MySQL Bugs: #34211: Innodb data file corruption

Bug #34211	Innodb data file corruption
Submitted:	1 Feb 2008 2:17	Modified:	30 Dec 2012 10:20
Reporter:	Mark Callaghan	Email Updates:
Status:	Can't repeat	Impact on me:	None
Category:	MySQL Server: InnoDB storage engine	Severity:	S3 (Non-critical)
Version:	5.0.37	OS:	Any
Assigned to:	Heikki Tuuri	CPU Architecture:	Any
Tags:	corruption, dump, innodb, page

Description:
I want to track this as a possible problem that needs more data. I am gather more data, and trying to get more machines for reproduction tests. Maybe someone else has the same problem.

After switching from 4.0.26 to 5.0.37, we began to use innodb_file_per_table and we noticed more errors like this:
InnoDB: Database page corruption on disk or a failed
InnoDB: file read of page 84447.
InnoDB: You may have to recover from a backup.
080120 8:53:52 InnoDB: Page dump in ascii and hex (16384 bytes):

To be honest, we think we had more errors as we began to measure the errors after switching.

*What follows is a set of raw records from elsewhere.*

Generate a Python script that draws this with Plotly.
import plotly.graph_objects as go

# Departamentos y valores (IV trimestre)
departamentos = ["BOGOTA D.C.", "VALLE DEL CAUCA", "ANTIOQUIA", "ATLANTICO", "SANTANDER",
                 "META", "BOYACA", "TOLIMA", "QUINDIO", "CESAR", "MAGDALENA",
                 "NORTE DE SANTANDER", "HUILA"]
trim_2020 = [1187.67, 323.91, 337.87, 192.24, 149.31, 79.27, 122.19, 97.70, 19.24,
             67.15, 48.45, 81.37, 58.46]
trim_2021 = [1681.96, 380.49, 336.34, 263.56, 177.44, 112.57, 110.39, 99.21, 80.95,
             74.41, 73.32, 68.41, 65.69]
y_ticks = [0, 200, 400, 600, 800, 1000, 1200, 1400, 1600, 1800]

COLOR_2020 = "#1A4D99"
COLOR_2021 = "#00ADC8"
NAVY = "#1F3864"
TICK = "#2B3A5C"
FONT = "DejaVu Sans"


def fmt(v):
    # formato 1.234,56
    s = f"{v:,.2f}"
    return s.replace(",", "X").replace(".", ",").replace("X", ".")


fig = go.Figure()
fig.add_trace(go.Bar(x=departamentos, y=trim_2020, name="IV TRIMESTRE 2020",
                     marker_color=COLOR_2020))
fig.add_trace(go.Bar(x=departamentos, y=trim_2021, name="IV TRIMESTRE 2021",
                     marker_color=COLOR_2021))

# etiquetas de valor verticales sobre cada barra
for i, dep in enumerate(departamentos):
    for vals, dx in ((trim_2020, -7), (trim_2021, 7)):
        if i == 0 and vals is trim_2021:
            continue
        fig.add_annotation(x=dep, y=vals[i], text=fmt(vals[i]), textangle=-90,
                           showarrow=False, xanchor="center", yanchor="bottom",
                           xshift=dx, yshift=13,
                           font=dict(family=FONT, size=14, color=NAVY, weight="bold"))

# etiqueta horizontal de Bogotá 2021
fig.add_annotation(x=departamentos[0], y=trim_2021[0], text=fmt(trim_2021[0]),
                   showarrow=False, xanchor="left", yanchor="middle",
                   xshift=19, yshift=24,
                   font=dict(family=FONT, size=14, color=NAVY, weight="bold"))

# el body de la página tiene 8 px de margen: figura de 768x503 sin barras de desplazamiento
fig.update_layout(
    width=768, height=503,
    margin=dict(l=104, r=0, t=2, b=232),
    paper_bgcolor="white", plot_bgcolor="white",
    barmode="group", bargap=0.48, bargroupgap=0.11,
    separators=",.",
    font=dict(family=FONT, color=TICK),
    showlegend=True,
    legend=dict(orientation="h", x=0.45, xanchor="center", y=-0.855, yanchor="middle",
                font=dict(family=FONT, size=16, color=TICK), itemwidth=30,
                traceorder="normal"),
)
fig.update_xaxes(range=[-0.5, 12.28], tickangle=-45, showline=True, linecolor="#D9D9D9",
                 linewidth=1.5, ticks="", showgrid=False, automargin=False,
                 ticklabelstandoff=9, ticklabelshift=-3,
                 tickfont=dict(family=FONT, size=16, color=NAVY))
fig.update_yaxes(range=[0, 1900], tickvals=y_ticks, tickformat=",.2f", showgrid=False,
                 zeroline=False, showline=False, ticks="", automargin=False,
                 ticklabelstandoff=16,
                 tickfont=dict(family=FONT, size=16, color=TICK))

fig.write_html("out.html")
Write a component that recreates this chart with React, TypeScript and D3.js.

To rule out innodb_file_per_table, I have begun to run IO stress tests on two sets of 10 servers that are all running replication and query workloads. One set uses innodb_file_per_table, the other uses SW RAID 0. The test has run for 560 days of machine times (56 days * 10 machines) per set. The set with innodb_file_per_table has 2 failures. The set with SW RAID 0 has 0 failures. This is interesting, but not significant yet. From other measurements, I think these servers have an MTBF of 600 days, so there is a 39% chance of 0 failures in 560 machine days (599/600) ^ 560. I need 0 failures in a few thousand machine days before I will be certain that innodb_file_per_table is a problem.

These servers have also been changed to compute the checksum on buffer cache pages after they have been written to confirm that corrupt data has not been written by MySQL. All of those checks have passed.

In most or all of these cases, the new style checksum does not match:
080120 8:53:52 InnoDB: Page checksum 532784171, prior-to-4.0.14-form checksum 475158686
InnoDB: stored checksum 2491121728, prior-to-4.0.14-form stored checksum 475158686
InnoDB: Page lsn 22 3889944710, low 4 bytes of lsn at page end 3889944710
InnoDB: Page number (if stored to page already) 84447,
InnoDB: space id (if created with >= MySQL-4.1.1 and stored already) 16
InnoDB: Page may be an index page where index id is 0 64
InnoDB: (index PRIMARY of table foo/bar)
InnoDB: Database page corruption on disk or a failed
InnoDB: file read of page 84447.

How to repeat:
read above. Use many machines for many days with 10+ concurrent query sessions and a replication workload.

Suggested fix:
NA

Mark,

please show the .err log. Most of these reports are OS/driver/hardware problems. But some are due to InnoDB bugs.

Regards,

Heikki

No feedback was provided for this bug for over a month, so it is
being suspended automatically. If you are able to provide the
information that was originally requested, please do so and change
the status of the bug back to "Open".

Mark,

Heikki pasted his question internal by accident. Here is the question: 

Mark,

is the .err log available somewhere?

--Heikki

No feedback was provided for this bug for over a month, so it is
being suspended automatically. If you are able to provide the
information that was originally requested, please do so and change
the status of the bug back to "Open".

As we are currently also facing one of these page checksum mismatch errors:
Has anybody noted that in about half of the reported cases of checksum mismatches, the prior-to-4.0.14-form DOES match the stored value?
Is that checksum just computed via a different algorithm or over a different part of the data set?
If it's just a different algorithm: How likely is it that a hardware failure (these checksum mismatches seem to be routinely attributed to hardware issues) corrupts one checksum, but leaves the other intact?

The server we are having the issue on has ECC RAM and data is on a software RAID.

The old checksum is computed over a few (10?, 20?) bytes at the head and tail of the page. The new checksum is computed over all of the page.

Edgar, it's very likely if you have RAID. RAID will place a page so that part of the page is on one disk drive and part on another. If one drive loses a change (power loss or some other problem) then you can get a checksum mismatch. If the change is only to the data part then only the newer checksum value will detect the difference. It's much less likely that a single drive system will show one passing and one failing.

How often a page will be split depends on the RAID stripe size. A 16k stripe size will split every page unless there is extremely careful aligning of stripe start position, that's usually not done. A 256k stripe size will split 2/16 pages. This also means that smaller stripe sizes can be very inefficient for reads and writes because the split cases require twice as many drive accesses as the unsplit ones. The best stripe size depends on the workload and system but it's more likely to be 256k or larger than smaller.

Mark,  am setting this to 'cant repeat' since the versions (4.0, 5.0) are far outdated by now.